The MLA itself, in its recent report “Foreign Languages and Higher Education: New Structures for a Changed World,” notes that “there is a great unmet demand for educated translators and interpreters, and translation is an ideal context for developing translingual and transcultural abilities as an organizing principle of the language curriculum” (243).
But there is a problem. In his excellent book The Translator’s Invisibility, Lawrence Venuti documents the history of the Anglo-American tradition according to which good translations must be fluid and transparent and good translators must stay out of sight. The invisibility of the translator has become a cliché, but it is by no means a myth. Presses don’t want to advertise books as translations. Newspapers sometimes publish translated texts without acknowledging the fact. Academics have been known to remove translations from their curriculum vitae to avoid jeopardizing their chances for promotion or tenure. And until recently, few universities in the English-speaking world have acknowledged translation as a legitimate area of study.
It is one thing to recognize a need for competent translators in the world and quite another to take responsibility for their nurturing and development. Yet no one is better positioned to take on this task than we are, as postsecondary language and literature professionals. Some of us already help students reach advanced levels in foreign language study. Others help students refine their writing and editing skills in English. Many of us also teach courses that expand our students’ cultural knowledge. Almost all of us work at teaching our students to become more careful and critical readers. In short, our current disciplinary structures provide the basic frameworks that allow students to begin to acquire the skills and knowledge essential to translators. Attending to the development of future translators at the college and university level need not require significant structural changes or an infusion of new resources.

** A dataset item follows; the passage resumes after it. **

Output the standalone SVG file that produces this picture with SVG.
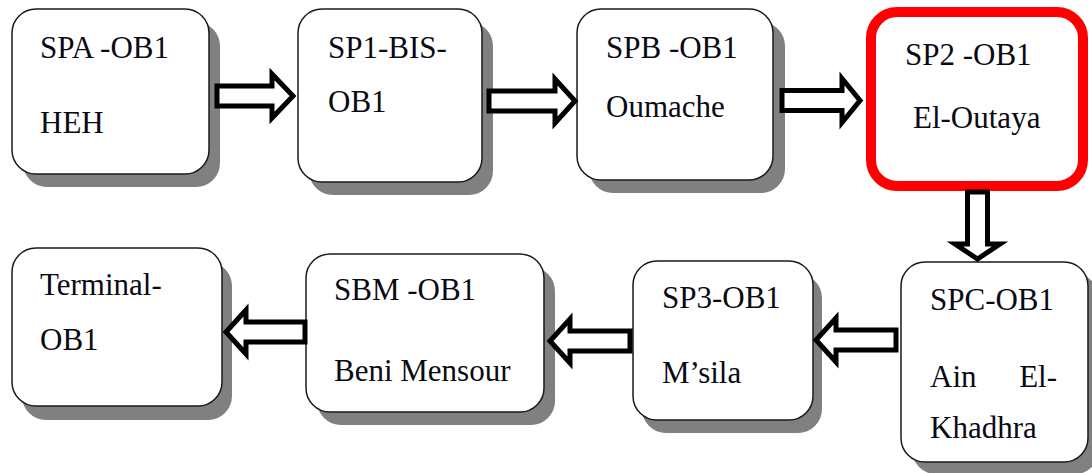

An increased presence of translation in the undergraduate curriculum ought to elicit an increased presence of translators as teachers and scholars. I have argued elsewhere that translation of literary and scholarly works should be acknowledged as evidence of scholarly activity and assessed as such in decisions about hiring, promotion, and tenure. Adopting this practice would be one way of implementing the recommendation of the MLA Task Force on Evaluating Scholarship for Tenure and Promotion, which argues that “the profession as a whole should develop a more capacious conception of scholarship by rethinking the dominance of the monograph, promoting the scholarly essay, establishing multiple pathways to tenure, and using scholarly portfolios” (11). Not every course related to translation has to be taught by a professional translator; still, faculty members who are experienced in the field should be recognized as such for the value of their work and for the special contributions they can make in the translation classroom.
The theme of this year’s Presidential Forum is intended to shine a spotlight on the vital contributions of translators and to increase awareness of translation as it relates to much of the teaching and scholarship we do. I see translation as a hitherto underutilized arena of collaborative work, a site of potential engagement and interchange with colleagues and students in our and adjacent disciplines. Come to the convention if you can, sit in on some translation sessions, and if all goes well you’ll come away with some ideas for enhancing the position of translation on your campus and in your work.